Mr. Grenell, 52, who is gay, is perhaps best known for enthusiastically defending the president’s position on gay rights, even as the Trump administration has taken steps to roll back civil rights for gay and transgender people. He has also led an effort to decriminalize homosexuality around the globe.
Throughout his tenure, Mr. Grenell has told his allies that he has been considered for several high-ranking positions — this year, his name was floated as a prospective nominee for ambassador to the United Nations, a position that Kelly Knight Craft, the ambassador to Canada at the time, ultimately filled. He expects to be interviewed for Mr. Bolton’s job, according to a person with knowledge of the planning process.
The really wild card
Lt. Gen. H.R. McMaster
General McMaster, who was ousted last year weeks after a furious tweetstorm from Mr. Trump over his comment that there was “incontrovertible” evidence of Russian election interference, has received at least one phone call from the president on matters of national security, according to a report from NBC News and confirmed by The New York Times.
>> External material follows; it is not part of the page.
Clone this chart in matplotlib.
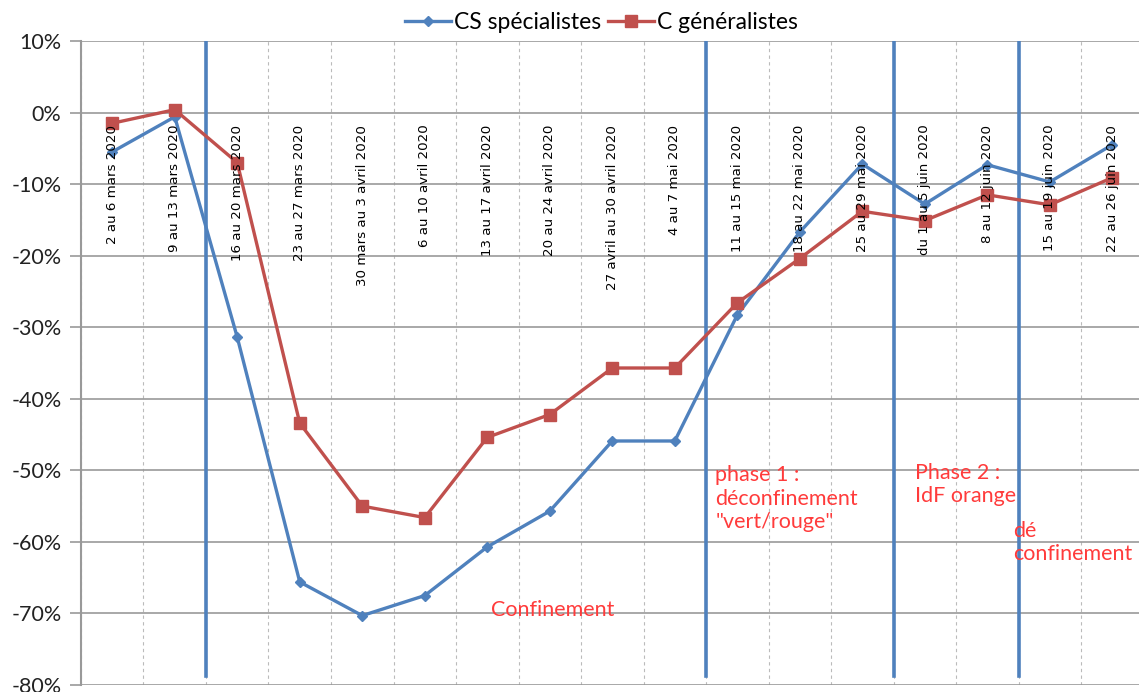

The chances he is offered the job? “Less than zero,” according to a person familiar with his historically fraught relationship with Mr. Trump.
In any other administration, that would mean he wouldn’t have a chance.
Another possibility from the McMaster era could be Ricky Waddell, a former deputy national security adviser who left the White House last year. In an interview on Tuesday with Fox News, Senator Lindsey Graham, Republican of South Carolina, said that Mr. Trump had mentioned Mr. Waddell by name, along with Mr. Hook and Mr. Kellogg.